Lessons Learned From UFC 177

UFC 177: Correia v Baszler

Bethe Correia celebrates after defeating Shayna Baszler in their women’s bantamweight fight at UFC 177 inside the Sleep Train Arena on August 30, 2014 in Sacramento, CA.

Saturday night’s event was not one of the most shining moments in UFC history. A card that was already relatively weak in terms of star power took an even bigger hit when former bantamweight champion Renan Barão pulled out of the headlining fight the day before the event.

While last minute replacement Joe Soto acquitted himself well in his UFC debut against TJ Dillashaw, the lack of even one fight with two big names made this one of the weakest cards in recent memory and ensured an extremely poor performance in the Pay-Per-View market.

Despite these problems, discerning fans will recognize some illuminating trends from the night. These are the most prominent lessons that we learned from UFC 177.

The UFC needs a big-time event. Soon.

The conspicuous lack of any fights with two household names shined a light on arguably the biggest problem plaguing the organization. That is, the ledger of fighters is becoming more and more watered down with solid but unspectacular combatants that don’t register with many casual fans.

Saturday’s event only drew around 11,000 fans to an arena that seats over 17,000. The crowd present was raucous as always, but there were noticeably large chunks of empty seats.

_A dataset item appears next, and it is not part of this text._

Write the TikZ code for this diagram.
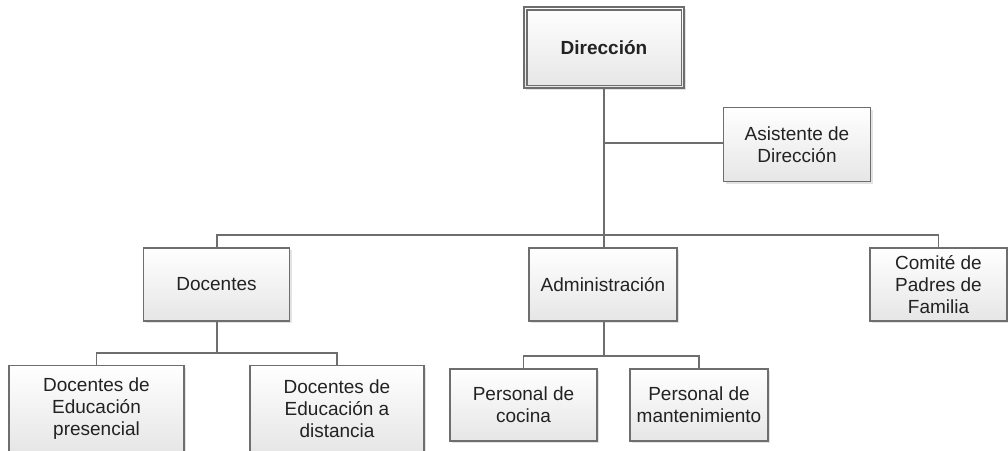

Similarly, the Pay-Per-View sold so poorly that it was the third-lowest gross since 2001 for the organization.

In the salad days of the UFC, cards were stacked from top to bottom with household names. Now, events are increasingly becoming one- or two-fight shows with several uninspiring matchups filling out cards. The fans spoke on Saturday by refusing to pay $55 for a mediocre-at-best card. The pressure is now on UFC 178 to be a big hit in order to restore some cache to the Pay-Per-View events for the company.

In the long term, the UFC must look to develop more marketable stars that can resonate with fans. Otherwise, the company might have to start forcing fighters to do battle more frequently to get big names on each card, the consequences of which could be disastrous for the health of star fighters.

Fans should know Joe Soto

Soto, a former Bellator featherweight champion, was scheduled to fight Anthony Birchak on the preliminary card at Saturday’s event, but was given a shot at Dillashaw with just one day of notice. That’s not to mention that he became just the sixth fighter in organization history to get a title fight in his UFC debut. Despite those obstacles and the fact that he was facing one of the brightest young stars in the sport, Soto gave a tremendous account of himself, making Dillashaw work much harder for his first title defense than many predicted.

Soto showcased his elite-level striking power, catching the champion with several big shots and giving the Team Alpha Male star some good-sized welts on his face to take with him. Dillashaw backed up his spot at the top of the bantamweight division with an impressive performance in which he landed nearly three times as many significant strikes as his opponent (151-62), but Soto made it clear that he will be a factor in the division for years to come. Could he be one of those new household names for the organization to market?

Yancy Medeiros has a creative submission game

Entering his fight against Damon Jackson on Saturday night, the 26-year old Medeiros did not have an official professional win since he beat Gareth Jospeh in a Strikeforce bout over four full years ago. That span includes two bad losses and a win vacated thanks to a positive test for marijuana.

Against the undersized Jackson, who fought above his usual featherweight class specially for this fight, Medeiros brought a startling end to that winless streak and he did with a show-stopping knockout that got fans on their feet for one of the few times all night.

Midway through the second round, “The Kid” Medeiros took advantage of Jackson’s exposed neck to begin a guillotine choke. As Jackson, himself a talented submission artist, tried to squirm out of the hold, the Hawaiian imaginatively switched to a rare reverse bulldog choke. The second hold not only finished the fight and got Medeiros his elusive victory, but also ensured that he should be on UFC highlight reels for some time to come.